Cheryl Angelina Koehler is the editor of Edible East Bay.
Mark P’s Homemade Ketchup
In Plastic Free, Beth Terry provides lots of recipes for those who want to DIY for the cause and for the sheer fun of it. Her friend Mark Peters makes most of his own condiments, and offered this recipe, which is appropriate for right now, since we’re in the heart of a big tomato season. Beth notes that some homemade ketchup recipes call for processed tomato paste, which often comes in BPA-lined cans, while this recipe uses only fresh ingredients. She also mentions that Mark’s ketchup ends up a brownish red color. “[It’s] not the artificially enhanced red of many commercial ketchups. But believe me, it tastes fantastic. You can try adding a little lemon juice or sugar to preserve the color.”
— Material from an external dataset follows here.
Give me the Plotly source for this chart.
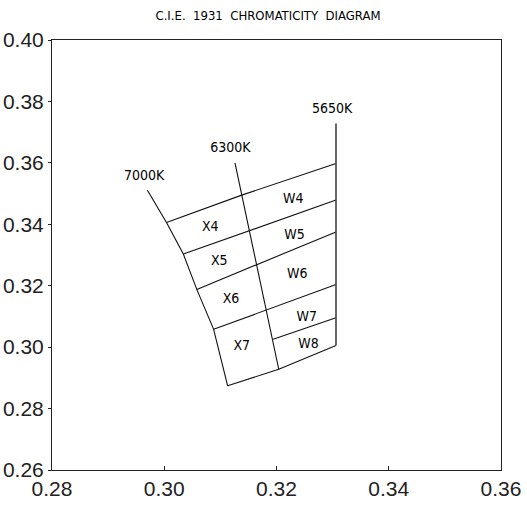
import plotly.graph_objects as go

# Correlated colour temperature lines (x, y chromaticity)
cct_labels = ["7000K", "6300K", "5650K"]
cct_7000_x = [0.2970, 0.3004, 0.3034, 0.3058, 0.3088, 0.3113]
cct_7000_y = [0.3511, 0.3406, 0.3303, 0.3188, 0.3058, 0.2874]
cct_6300_x = [0.3126, 0.3204]
cct_6300_y = [0.3600, 0.2928]
cct_5650_x = [0.3306, 0.3306]
cct_5650_y = [0.3728, 0.3005]
cct_label_x = [0.2964, 0.3118, 0.3299]
cct_label_y = [0.3554, 0.3647, 0.3774]

# Bin boundary lines running across the CCT lines
edge_top_x = [0.3004, 0.3138, 0.3306]
edge_top_y = [0.3406, 0.3495, 0.3598]
edge_45_x = [0.3034, 0.3151, 0.3306]
edge_45_y = [0.3303, 0.3379, 0.3479]
edge_56_x = [0.3058, 0.3165, 0.3306]
edge_56_y = [0.3188, 0.3269, 0.3375]
edge_67_x = [0.3088, 0.3182, 0.3306]
edge_67_y = [0.3058, 0.3121, 0.3204]
edge_78_x = [0.3194, 0.3306]
edge_78_y = [0.3026, 0.3096]
edge_bottom_x = [0.3113, 0.3204, 0.3306]
edge_bottom_y = [0.2874, 0.2928, 0.3005]

# Bin names and their label positions
bin_names = ["X4", "X5", "X6", "X7", "W4", "W5", "W6", "W7", "W8"]
bin_x = [0.3082, 0.3098, 0.3119, 0.3138, 0.3230, 0.3232, 0.3237, 0.3254, 0.3257]
bin_y = [0.3388, 0.3278, 0.3156, 0.3001, 0.3482, 0.3365, 0.3237, 0.3097, 0.3010]

x_ticks = [0.28, 0.30, 0.32, 0.34, 0.36]
y_ticks = [0.26, 0.28, 0.30, 0.32, 0.34, 0.36, 0.38, 0.40]

LINE = dict(color="#111111", width=1.1)
LABEL_FONT = "Liberation Sans Narrow, DejaVu Sans Condensed, Arial Narrow, sans-serif"
TICK_FONT = "Liberation Sans, Arial, sans-serif"

fig = go.Figure()
for xs, ys in [(cct_7000_x, cct_7000_y), (cct_6300_x, cct_6300_y),
               (edge_top_x, edge_top_y), (edge_45_x, edge_45_y),
               (edge_56_x, edge_56_y), (edge_67_x, edge_67_y),
               (edge_78_x, edge_78_y), (edge_bottom_x, edge_bottom_y)]:
    fig.add_trace(go.Scatter(x=xs, y=ys, mode="lines", line=LINE,
                             hoverinfo="skip", showlegend=False))
fig.add_trace(go.Scatter(x=cct_5650_x, y=cct_5650_y, mode="lines",
                         line=dict(color="#444444", width=1.6),
                         hoverinfo="skip", showlegend=False))

fig.add_trace(go.Scatter(x=cct_label_x, y=cct_label_y, mode="text", text=cct_labels,
                         textfont=dict(family=LABEL_FONT, size=14, color="black"),
                         hoverinfo="skip", showlegend=False))
fig.add_trace(go.Scatter(x=bin_x, y=bin_y, mode="text", text=bin_names,
                         textfont=dict(family=LABEL_FONT, size=14, color="black"),
                         hoverinfo="skip", showlegend=False))

fig.update_layout(
    width=527, height=508,
    margin=dict(l=52, r=26, t=40, b=38, autoexpand=False),
    paper_bgcolor="white", plot_bgcolor="white",
    title=dict(text="C.I.E.\u00a0 1931\u00a0 CHROMATICITY\u00a0 DIAGRAM",
               x=268 / 527, xanchor="center", y=1 - 15 / 508, yanchor="middle",
               font=dict(family=LABEL_FONT, size=13, color="black")),
)
fig.update_xaxes(range=[0.28, 0.36], tickvals=x_ticks,
                 ticktext=[f"{v:.2f}" for v in x_ticks], automargin=False,
                 showgrid=False, zeroline=False, showline=True,
                 linecolor="#222222", linewidth=1, mirror=True,
                 ticks="inside", ticklen=4, tickcolor="#222222",
                 tickfont=dict(family=TICK_FONT, size=21, color="#222222"))
fig.update_yaxes(range=[0.26, 0.40], tickvals=y_ticks,
                 ticktext=[f"{v:.2f}" for v in y_ticks], automargin=False,
                 showgrid=False, zeroline=False, showline=True,
                 linecolor="#222222", linewidth=1, mirror=True,
                 ticks="outside", ticklen=3, tickcolor="#222222",
                 tickfont=dict(family=TICK_FONT, size=21, color="#222222"))

# Remove the default page margin so the figure fills the window exactly
fig.write_html("out.html",
               config={"displayModeBar": False},
               post_script="document.body.style.margin='0';document.body.style.overflow='hidden';")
4 pounds tomatoes (farmers’ market, produce aisle, garden)
1 large onion, chopped (farmers’ market, produce aisle, garden)
1 cup your choice of vinegar—Mark uses plain white. (bulk or glass bottle)
1 teaspoon salt (bulk bin or cardboard container)
1 teaspoon ground cloves (bulk bin or glass jar)
1 teaspoon ground allspice (bulk bin or glass jar)
Drop tomatoes into a pot of boiling water for about a minute, or until their skins split. Once skins have split, remove the tomatoes from the water with a slotted spoon, pull away and discard the skin, and then chop the tomatoes. Combine with chopped onions in a large saucepan and simmer for about 10 minutes. Transfer tomato/onion mixture in small batches to a blender with a glass pitcher (Beth doesn’t recommend putting hot foods into a plastic blender pitcher!), filling it only about half full each time. Purée each batch and pour into a bowl, then empty the bowl back into the saucepan, making sure there are no more big chunks. Add vinegar, salt, cloves, and allspice, and stir. Let the ketchup simmer slowly, uncovered, for several hours, stirring occasionally, until it is reduced about 50 percent or to the desired thickness.
Transfer ketchup to jars and let cool before refrigerating or freezing. It will keep for about four months in the refrigerator and indefinitely in the freezer. Important: If you plan to freeze the ketchup, do not fill the jar all the way. Leave space at the top for expansion. Glass jars are fine in the freezer as long as they are not overfilled.